Os empregadores não gostavam muito dessa ideia, claro.
Durante o mestrado, encontrei um processo em que um trabalhador era acusado de roubar pneus e sucata da empresa que ele trabalhava. Nos tempos da economia de guerra, essas coisas valiam ouro.
Mas lendo o processo, vi que o advogado dele intercedeu dizendo que o sujeito já tinha 9 anos de casa e que o patrão dele inventou a história do roubo para poder demitir o trabalhador, surpreendendo um total de 0 pessoas.
Recentemente uma amiga defendeu uma tese sobre casos semelhantes e imagino que deve ter coisas ainda piores.

Em suma, os patrões detestavam e detestam a ideia de estabilidade.
Mas não é porque ela diminui a produtividade, não. De outra forma, Vargas não ia bolar um troço desses em meio ao esforço de guerra, precisando aumentar a produtividade da indústria brasileira, né?

O problema é outro. Redução do custo de mão de obra.
Sem obstáculos para a demissão, aumenta a rotatividade do trabalhador nos empregos - e também a sua sensação de insegurança. O patrão consegue com isso subordinar ainda mais a mão de obra que, pelo desespero, vai aceitar condições ainda piores de trabalho.
Esse é um movimento bastante óbvio do capital, né (reduzir o custo do trabalho é, por vezes, mais importante que aumentar o lucro líquido do seu empreendimento). E os patrões sabem disso.
Tanto sabem que, logo após o golpe de 1964, dois grandes nomes do liberalismo brasileiro, Roberto Campos e Otávio Bulhões, na condição de ministro do Planejamento e da Fazenda, criaram o Fundo de Garantia por Tempo de Serviço (FGTS).
Criado em 1966, o FGTS supostamente permitia que os trabalhadores escolhessem se queriam manter a estabilidade decenal, ou se preferiam ser demitidos e sacar o fundo. Foi assim até 1988.
O problema do FGTS é que quem optava por ele geralmente confiava que o patrão ia pagar o quinhão dele. Mas na hora do bota fora, o patrão não pagava...e tome trabalhador indo pra Justiça do Trabalho. Trocou estabilidade por grana e às vezes não tinha nem um nem outro.
Salvo engano, os jornalões, defensores da democracia, nunca falaram nada dos patrões que dão calote nos trabalhadores, né?
Quando em 1988 se definiu que o regime de trabalho no serviço público, por ser carreira de Estado, teria direito à estabilidade, isso foi combinado com o fim da estabilidade decenal.
Agora seria só FGTS, mesmo com o calote, mesmo com o Estado tendo que bancar FGTS que patrão não pagava.

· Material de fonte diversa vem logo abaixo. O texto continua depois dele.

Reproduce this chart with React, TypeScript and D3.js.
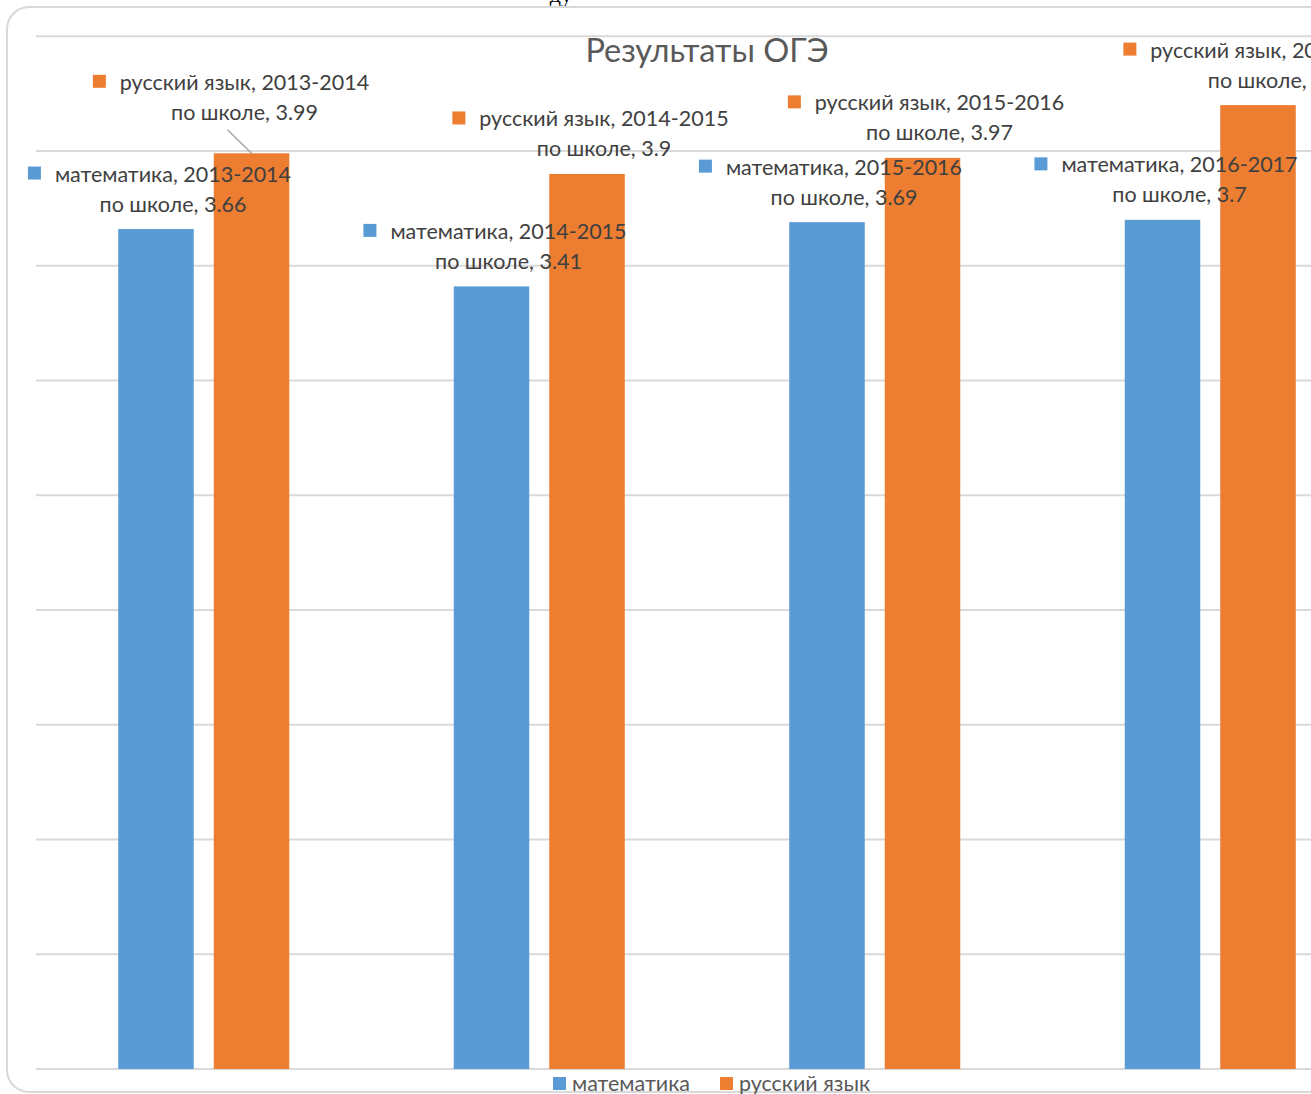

Os funcionários públicos escaparam dessa armadilha. Convenhamos, tem uma elite do funcionalismo público muito forte.
Mas a estabilidade depende de uma série de critérios: estágio probatório, conduta ética, respeito aos direitos e deveres do funcionalismo público. Se violar, é processo administrativo, demissão e, conforme a infração, processo civil.
(por isso que um Queiroz era comissionado, já que funcionário concursado que faz "rachadinha" perde o emprego...ao contrário do homem da laranja, que é promovido)
Mas voltando à vaca fria. Afinal, qual o interesse dos jornalões em acabar com a estabilidade no setor público se ela foi já destruída no privado?

Lembrem que eu falei de reduzir o custo de mão de obra, né?
Vamos pegar professores da educação básica... Se tirar a estabilidade dos professores da rede pública, eles estarão a mercê de assédio e perseguição. Mais inseguros, aceitarão trabalhar na rede privada por salário menor ou piores condições de trabalho.
Melhor para os donos de escola, não é mesmo? Reduzem o custo da mão de obra sem mexer na produtividade dos docentes ou na qualidade do ensino.

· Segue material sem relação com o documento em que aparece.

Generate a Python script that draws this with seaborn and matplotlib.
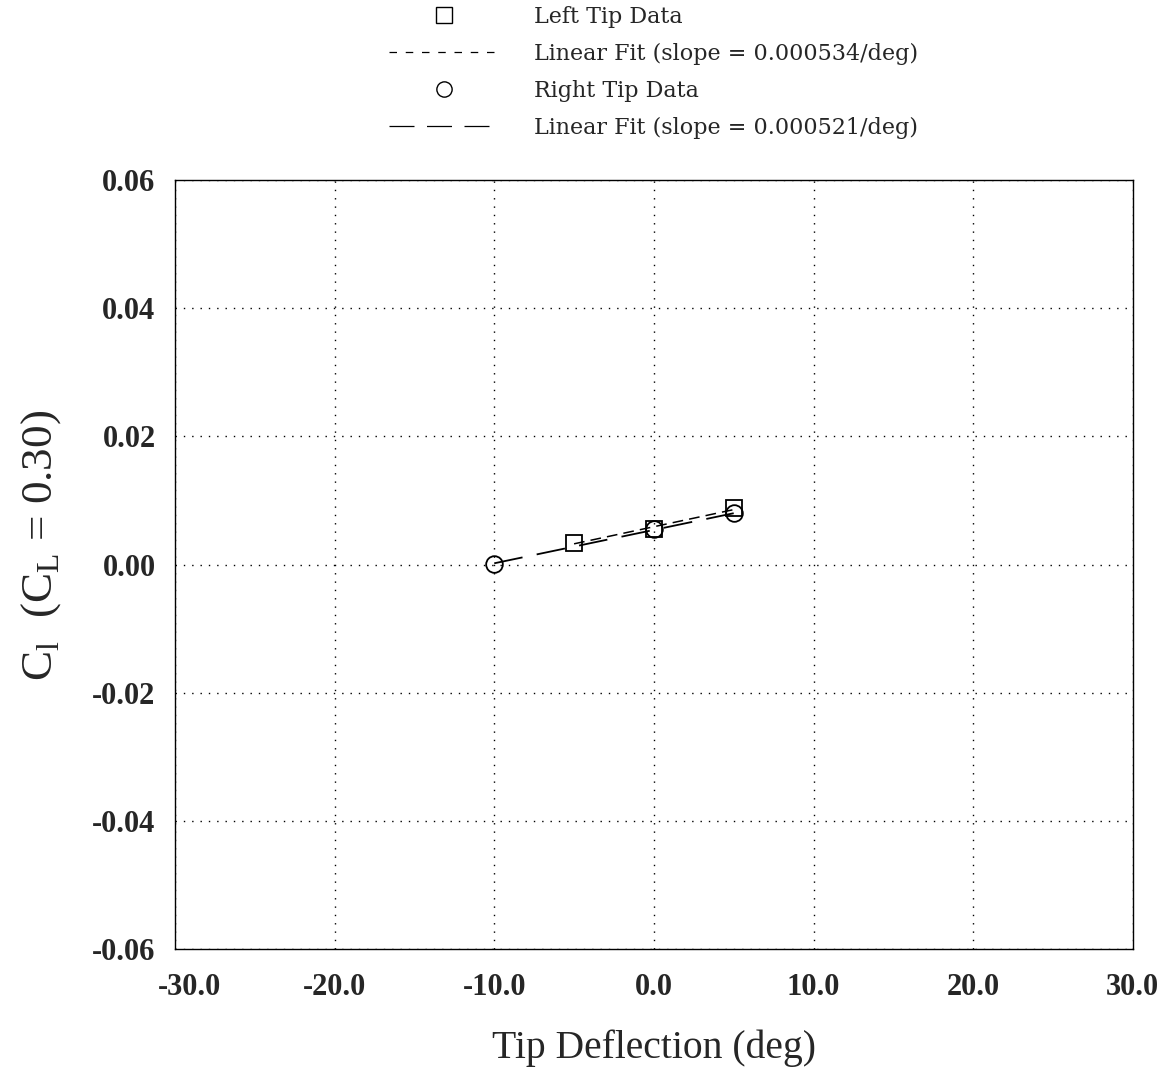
import numpy as np
import pandas as pd
import matplotlib
matplotlib.use('Agg')
import matplotlib.pyplot as plt
import matplotlib.transforms as mtransforms
from matplotlib import font_manager as fm
import seaborn as sns
from matplotlib.lines import Line2D

# data
left_defl = [-5.0, 0.0, 5.0]
left_cl = [0.0033, 0.0056, 0.0088]
right_defl = [-10.0, 0.0, 5.0]
right_cl = [0.0001, 0.0055, 0.0080]
left_slope = 0.000534
right_slope = 0.000521

x_ticks = [-30, -20, -10, 0, 10, 20, 30]
y_ticks = [-0.06, -0.04, -0.02, 0.00, 0.02, 0.04, 0.06]

sns.set_theme(style='white')
plt.rcParams['font.family'] = ['Liberation Serif', 'DejaVu Serif']
plt.rcParams['mathtext.fontset'] = 'custom'
plt.rcParams['mathtext.rm'] = 'Liberation Serif'

# pick the bold Liberation Serif file directly
bold_path = None
for f in fm.fontManager.ttflist:
    if f.name == 'Liberation Serif' and f.weight == 700 and f.style == 'normal':
        bold_path = f.fname
        break
if bold_path:
    tick_fp = fm.FontProperties(fname=bold_path, size=22)
else:
    tick_fp = fm.FontProperties(family='Liberation Serif', weight='bold', size=22)

left = pd.DataFrame({'defl': left_defl, 'cl': left_cl})
right = pd.DataFrame({'defl': right_defl, 'cl': right_cl})

# linear fits through the data, drawn over the data range
lb = np.mean(left_cl) - left_slope * np.mean(left_defl)
rb = np.mean(right_cl) - right_slope * np.mean(right_defl)
left_fit = pd.DataFrame({'defl': [min(left_defl), max(left_defl)]})
left_fit['cl'] = lb + left_slope * left_fit['defl']
right_fit = pd.DataFrame({'defl': [min(right_defl), max(right_defl)]})
right_fit['cl'] = rb + right_slope * right_fit['defl']

short_dash = (0, (7, 4))
long_dash = (0, (16, 8))

fig = plt.figure(figsize=(11.71, 10.71), dpi=100)
ax = fig.add_axes([0.1494, 0.1139, 0.818, 0.718])

sns.lineplot(data=right_fit, x='defl', y='cl', ax=ax, color='black', lw=1.3,
             dashes=False, linestyle=long_dash)
sns.lineplot(data=left_fit, x='defl', y='cl', ax=ax, color='black', lw=1.1,
             dashes=False, linestyle=short_dash)
ax.plot(left['defl'], left['cl'], ls='none', marker='s', ms=12, mfc='none', mec='black', mew=1.3)
ax.plot(right['defl'], right['cl'], ls='none', marker='o', ms=12, mfc='none', mec='black', mew=1.3)

ax.set_xlim(-30, 30)
ax.set_ylim(-0.06, 0.06)
ax.set_xticks(x_ticks)
ax.set_xticklabels([f'{v:.1f}' for v in x_ticks])
ax.set_yticks(y_ticks)
ax.set_yticklabels([f'{v:.2f}' for v in y_ticks])
for lab in ax.get_xticklabels() + ax.get_yticklabels():
    lab.set_fontproperties(tick_fp)
ax.tick_params(axis='x', length=0, pad=17)
ax.tick_params(axis='y', length=0, pad=14)
# first x label sits a little to the right in the original
first = ax.get_xticklabels()[0]
first.set_transform(first.get_transform() + mtransforms.ScaledTranslation(0.15, 0, fig.dpi_scale_trans))
ax.grid(True, color='black', linestyle=(0, (1, 5)), linewidth=1)
for s in ax.spines.values():
    s.set_color('black')
    s.set_linewidth(1)

ax.set_xlabel('Tip Deflection (deg)', fontsize=28.5, labelpad=20)
ax.set_ylabel(r'C$_{\rm l}$  (C$_{\rm L}$ = 0.30)', fontsize=32.5)
ax.yaxis.set_label_coords(-0.117, 0.525)

handles = [
    Line2D([], [], ls='none', marker='s', ms=11, mfc='none', mec='black', mew=1),
    Line2D([], [], color='black', lw=0.9, linestyle=(0, (6, 7))),
    Line2D([], [], ls='none', marker='o', ms=11, mfc='none', mec='black', mew=1),
    Line2D([], [], color='black', lw=0.9, linestyle=(0, (20, 10))),
]
labels = ['Left Tip Data',
          'Linear Fit (slope = 0.000534/deg)',
          'Right Tip Data',
          'Linear Fit (slope = 0.000521/deg)']
ax.legend(handles, labels, loc='lower center', bbox_to_anchor=(0.5, 1.033),
          frameon=False, prop={'family': 'DejaVu Serif', 'size': 16},
          handlelength=4.95, handletextpad=1.58, labelspacing=0.68, borderpad=0.2)

fig.savefig('out.png', dpi=100)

E isso vai valer para todos os serviços que o Estado oferece: saúde, educação, assistência social etc.
O fio tá se alongando e é melhor parar por aqui.

Espero que tenha ficado claro o que move os jornalões nessa luta. É interesse de classe, sim, nada a ver com produtividade.

E não tem nada de democrático nisso. Essa galera tá nessa campanha desde a ditadura de 1964.
Foi lá que os campeões do liberalismo brasileiro, aliados com os militares, desferiram seus primeiros golpes contra a estabilidade dos trabalhadores.

Nada surpreendente que sigam esse script de novo em 2020, se aliando com os militares.